Carmer and Grit

horowitz_carmergrit_jkt_hc_rgb_2mb_hr-5-220x326Book One in The Wingsnatchers saga, Carmer and Grit by Sarah Jean Horwitz, will likely appeal to readers who enjoy fantasy adventure stories and steampunk settings.  Blending just the right proportions of science, action, and magic, Horwitz creates an engaging tale with lessons about self-discovery, the value of perseverance, the environmental impact of mankind’s industry and inventions, and the importance of achieving a balance for harmonious coexistence.

The key characters in this tale are thirteen-year-old Felix Cassius Tiberius Carmer III, who is Antoine the Amazifier’s apprentice; and Grettifrida Lonewing, a fire faerie who cuts quite an intimidating figure for one only five inches tall and prefers the name Grit.

With his curious and creative mind and a penchant for tinkering, Carmer hopes one day to become a great magician.  Having spent his early life in an orphanage, Carmer has no memory of a family besides the Amazifier and Kitty Delphine, his assistant.  But unless they can win a place at the Seminal Symposium of Magickal Arts, their family will need to disband for lack of funds.  Not good at confrontation nor gifted with communication, Carmer struggles to express or to defend himself.  Many adults mistranslate his oddness and curiosity for insolence.

Grit, on the other hand, is the toughest fairy in the Arboretum.  She has a forthright attitude and a survivalist’s approach to life.  Born with only one wing, Grit can’t fly or make faerie dust, so she feels alienated, different, and marginalized.  But as heir to the faerie kingdom, she is also privileged, another feature that sets her apart.  Because Grit wishes more than anything to be free, she enjoys riding on Dusten, the owl, so she can leave behind frilly gowns, her queen mother’s disappointment, and any expectations befitting a princess.  On one of these flights, she encounters Carmer, and they form an unlikely but mutually beneficial alliance.

Set in the city of Skemantis, before electricity is available to everyone, the novel reveals how technology and magic are not easily separated.   This setting enables Titus Archer and Titan Industries to mesmerize locals with inventions like Hyperion, a machine capable of synthesizing energies that already run throughout the earth and amplifying them with special composites into useable electricity.  Because Titus realizes that humans typically see what they expect to see and not what actually is, he wears a mask and works like a man behind the curtain, calling himself the Mechanist and using an “army’s worth of faerie magic” (100) in an effort to win the title: Greatest Magician in the World. But Carmer and Grit are determined to expose him for a murdering fraud, and they might even succeed—with allies like Madame Euphemia de Campos and her talking puppets, Free Folk, and other magical creatures.

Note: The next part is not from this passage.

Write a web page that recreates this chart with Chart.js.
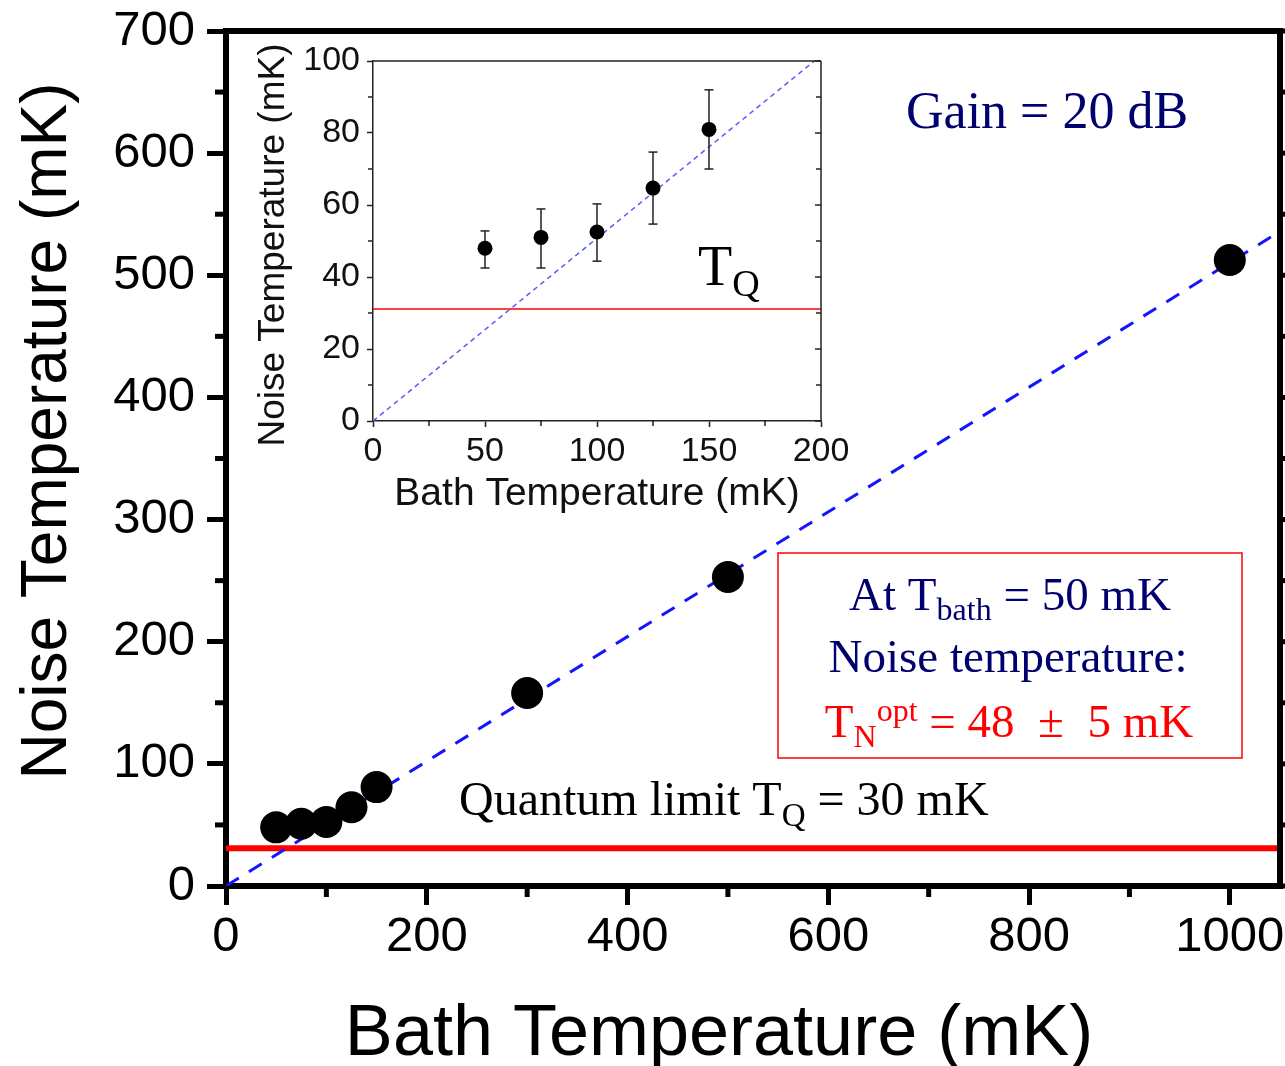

In their plot to expose Archer and to uncloak the mystery of disappearing faerie folk, Wingsnatchers, and mechanical attack cats, Carmer and Grit are plagued by mistakes and bad breaks. Despite numerous obstacles and various surprises, the two discover that shortcomings and challenges don’t need to stop them; that just because they are different doesn’t mean they can’t make a difference.

In this debut novel, Horwitz captivates readers with her clever allusions, intriguing characters, and engaging plot.